Certainly one of the more interesting heroes on the rolls of Medal of Honor recipients was Daniel “Devil Dan” Sickles. He was a lawyer, politician, Civil War general and an ambassador – one of the most admired and reviled men of his time. Sickles was a mix of all that some Americans have admired in their heroes past and present. He was, of course, courageous, but also a gambler in the mode of Maverick, an undercover agent, much enamored of the fairer sex and paramour of a former queen, as per 007.
He was also deadly serious about his honor, as was another hero, Andrew Jackson, who challenged to a duel the most dangerous dueler in the country for dishonoring his wife. He was fully aware that he would be shot, and he was. The bullet missed his heart by a fraction and remained in place the rest of his life. Despite the deadly wound, he stood his ground and killed his adversary. He told his astonished doctor he would have lived long enough to kill his wife’s disparager had he been shot in the head.

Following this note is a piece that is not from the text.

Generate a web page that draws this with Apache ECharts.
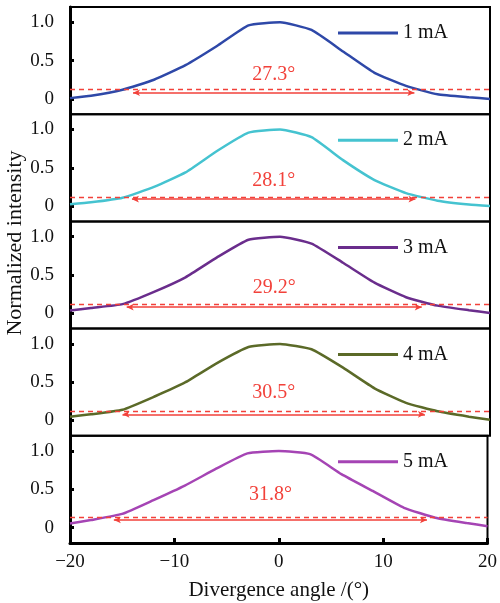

Lot of honor in the man, as there was in Sickles.
Sickles, despite his reputation as a lady’s man ( he was censored for bringing a known prostitute into Congress), tracked a man who had an affair with his wife through Washington, D.C., and shot him to death in Lafayette Park in the shadow of the White House. The unfortunate adulterer happened to be Philip Key, the son of Francis Scott Key, the author of our National Anthem. In a sensational trial, Sickles was acquitted on the grounds of temporary insanity, a first in legal jurisprudence. It may also have been the first time a member of Congress was tried for murder.
Sickles was hailed as a hero for saving the Washington ladies from the scoundrel Key, described as the handsomest man in Washington. In a surprising display of compassion, or perhaps because of his conscience, Sickles forgave his wife, knowing that the mores of the time denounced her actions as unforgivable and would condemn him for it – which they did.
The compassionate side of Sickles was evident during the war, when he refused to return slaves who escaped to his Union camp. He put some on the payroll and trained others to be soldiers. After the war, he commanded much of the South during reconstruction. In this capacity he outlawed discrimination against Blacks and demanded they be treated fairly. He was sensitive to the rights of the southern farmers and protected their land and wages. He also outlawed whiskey which, considering his reputation, must have been painful.
Sickles was a political general, as were many other generals in the Civil War. And, of course, as is the wont of politicians, many were dedicated to glamorizing themselves and de-glamorizing others. Some resented the celebrity of Sickles and acted accordingly. Sickles was by most accounts an effective general, seeing action in four major campaigns (ending at Gettysburg, often described as the turning point in the War; and Sickles may have been instrumental in that victory). And he may not have been, depending on which political general one is to believe. In any event, he was awarded the Medal of Honor for his actions at Gettysburg.
On the second day of that battle, Sickles was hit by a cannonball that smashed his right leg. He never lost consciousness and, in an effort to raise the spirits of his men (who admired him greatly), puffed on a cigar and smiled at them as he was carried off to have his leg amputated. Three days later, President Lincoln and his son visited him in the hospital. Lincoln obviously disagreed with Sickles’ detractors.
Sickles was aware of an effort by the Army Surgeon General to collect “specimens of morbid anatomy” and sent his leg to the National Museum of Health and Medicine, where it remains today.
Many of the generals who fought at Gettysburg have been memorialized with statues, not so general Sickles. When reminded of this he simply declared that the entire battlefield was his memorial. In any event none of the other generals have a memorial to their leg, as does Sickles. It may be the most famous leg in the annals of warfare, surely the only one with a statue in its honor.
He spent his later years championing veterans causes and often visited his leg. We will also be able visit his leg when it is displayed at Arlington’s NMOHM along with other memorabilia of this most remarkable man.